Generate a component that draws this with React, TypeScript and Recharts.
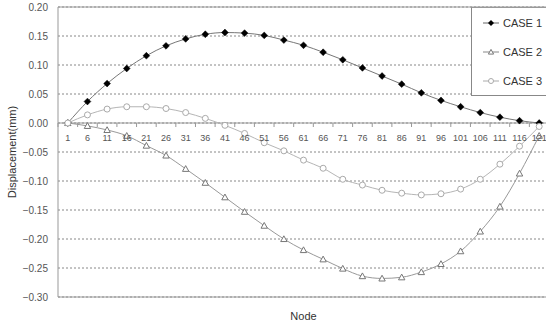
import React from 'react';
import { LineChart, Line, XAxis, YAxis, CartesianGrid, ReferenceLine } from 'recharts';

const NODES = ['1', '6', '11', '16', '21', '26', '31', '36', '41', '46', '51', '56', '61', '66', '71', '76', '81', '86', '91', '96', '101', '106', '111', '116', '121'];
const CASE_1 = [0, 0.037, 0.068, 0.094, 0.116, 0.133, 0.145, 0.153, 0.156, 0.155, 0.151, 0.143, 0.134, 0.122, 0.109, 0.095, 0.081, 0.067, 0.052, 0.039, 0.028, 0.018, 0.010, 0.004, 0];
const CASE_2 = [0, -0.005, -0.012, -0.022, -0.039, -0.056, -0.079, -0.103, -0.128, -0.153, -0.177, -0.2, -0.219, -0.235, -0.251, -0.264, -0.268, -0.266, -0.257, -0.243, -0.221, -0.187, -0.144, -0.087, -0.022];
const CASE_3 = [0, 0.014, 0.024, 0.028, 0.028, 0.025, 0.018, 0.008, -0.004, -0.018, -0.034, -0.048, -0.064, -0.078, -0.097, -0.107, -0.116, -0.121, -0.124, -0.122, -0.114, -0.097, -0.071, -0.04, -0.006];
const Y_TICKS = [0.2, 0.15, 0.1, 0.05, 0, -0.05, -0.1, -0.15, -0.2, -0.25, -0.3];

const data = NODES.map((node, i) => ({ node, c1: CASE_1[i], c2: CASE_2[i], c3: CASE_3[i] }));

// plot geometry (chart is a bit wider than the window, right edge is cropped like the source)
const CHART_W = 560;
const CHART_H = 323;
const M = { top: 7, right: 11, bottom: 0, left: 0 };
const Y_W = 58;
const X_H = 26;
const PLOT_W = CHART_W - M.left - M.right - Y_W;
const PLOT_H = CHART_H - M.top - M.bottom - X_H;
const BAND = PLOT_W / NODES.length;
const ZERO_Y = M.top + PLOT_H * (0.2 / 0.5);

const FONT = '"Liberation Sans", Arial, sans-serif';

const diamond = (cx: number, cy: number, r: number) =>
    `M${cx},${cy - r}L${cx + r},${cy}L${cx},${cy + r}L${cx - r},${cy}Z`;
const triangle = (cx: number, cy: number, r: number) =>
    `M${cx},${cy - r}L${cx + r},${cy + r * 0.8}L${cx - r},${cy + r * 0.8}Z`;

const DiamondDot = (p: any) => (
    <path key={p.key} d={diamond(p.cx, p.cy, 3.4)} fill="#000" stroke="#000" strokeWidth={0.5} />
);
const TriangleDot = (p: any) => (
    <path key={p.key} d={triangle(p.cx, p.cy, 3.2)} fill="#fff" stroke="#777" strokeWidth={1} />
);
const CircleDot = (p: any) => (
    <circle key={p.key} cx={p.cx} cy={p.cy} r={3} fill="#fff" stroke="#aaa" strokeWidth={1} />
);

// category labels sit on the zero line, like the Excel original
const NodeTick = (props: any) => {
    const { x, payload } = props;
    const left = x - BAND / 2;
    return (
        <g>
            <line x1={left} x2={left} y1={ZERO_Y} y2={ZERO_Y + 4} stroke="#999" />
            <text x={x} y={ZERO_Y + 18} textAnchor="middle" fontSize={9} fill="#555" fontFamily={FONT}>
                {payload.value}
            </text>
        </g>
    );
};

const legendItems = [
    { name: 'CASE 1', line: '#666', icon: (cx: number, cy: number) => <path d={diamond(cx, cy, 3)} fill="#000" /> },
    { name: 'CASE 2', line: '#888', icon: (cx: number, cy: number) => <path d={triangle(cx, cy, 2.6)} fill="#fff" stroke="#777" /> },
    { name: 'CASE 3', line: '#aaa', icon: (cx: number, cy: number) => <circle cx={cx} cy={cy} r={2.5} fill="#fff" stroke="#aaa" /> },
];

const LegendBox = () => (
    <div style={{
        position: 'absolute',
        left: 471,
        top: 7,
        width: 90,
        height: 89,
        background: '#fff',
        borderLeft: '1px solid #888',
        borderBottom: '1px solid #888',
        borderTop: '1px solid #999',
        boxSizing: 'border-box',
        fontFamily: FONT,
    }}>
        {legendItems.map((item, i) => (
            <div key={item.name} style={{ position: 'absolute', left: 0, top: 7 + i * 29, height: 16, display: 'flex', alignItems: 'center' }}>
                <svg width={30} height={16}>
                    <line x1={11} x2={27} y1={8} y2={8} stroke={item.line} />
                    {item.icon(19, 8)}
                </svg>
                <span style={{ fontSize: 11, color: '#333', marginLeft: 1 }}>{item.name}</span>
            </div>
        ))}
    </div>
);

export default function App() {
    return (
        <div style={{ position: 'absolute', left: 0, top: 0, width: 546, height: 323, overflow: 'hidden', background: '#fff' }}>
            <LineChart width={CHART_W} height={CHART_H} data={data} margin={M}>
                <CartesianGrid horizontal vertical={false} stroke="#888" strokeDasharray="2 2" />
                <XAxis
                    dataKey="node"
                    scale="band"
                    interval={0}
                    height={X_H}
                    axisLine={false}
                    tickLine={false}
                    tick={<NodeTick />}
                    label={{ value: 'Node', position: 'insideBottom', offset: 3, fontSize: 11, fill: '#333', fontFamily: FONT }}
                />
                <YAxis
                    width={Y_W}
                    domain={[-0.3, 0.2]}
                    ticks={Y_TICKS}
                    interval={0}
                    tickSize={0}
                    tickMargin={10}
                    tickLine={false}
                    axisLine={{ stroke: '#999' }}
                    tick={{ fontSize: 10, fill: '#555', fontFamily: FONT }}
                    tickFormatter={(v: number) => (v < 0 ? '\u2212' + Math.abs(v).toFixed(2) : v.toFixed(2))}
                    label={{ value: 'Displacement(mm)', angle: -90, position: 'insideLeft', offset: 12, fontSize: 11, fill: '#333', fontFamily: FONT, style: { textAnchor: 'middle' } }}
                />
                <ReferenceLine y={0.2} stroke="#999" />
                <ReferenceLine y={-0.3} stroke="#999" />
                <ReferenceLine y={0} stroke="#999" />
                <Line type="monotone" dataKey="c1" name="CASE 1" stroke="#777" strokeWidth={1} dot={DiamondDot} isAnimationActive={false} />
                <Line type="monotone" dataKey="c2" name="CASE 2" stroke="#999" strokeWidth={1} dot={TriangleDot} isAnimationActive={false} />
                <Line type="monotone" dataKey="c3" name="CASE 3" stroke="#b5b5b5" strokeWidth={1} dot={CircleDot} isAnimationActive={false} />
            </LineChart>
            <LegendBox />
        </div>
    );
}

--------------------

**Objective:**
Transcribe exactly, with no pictures, the lines running from the first line of the material through the line holding "YAxis, CartesianGrid, ReferenceLine".

**Correct response:**
Generate a component that draws this with React, TypeScript and Recharts.
import React from 'react';
import { LineChart, Line, XAxis, YAxis, CartesianGrid, ReferenceLine } from 'recharts';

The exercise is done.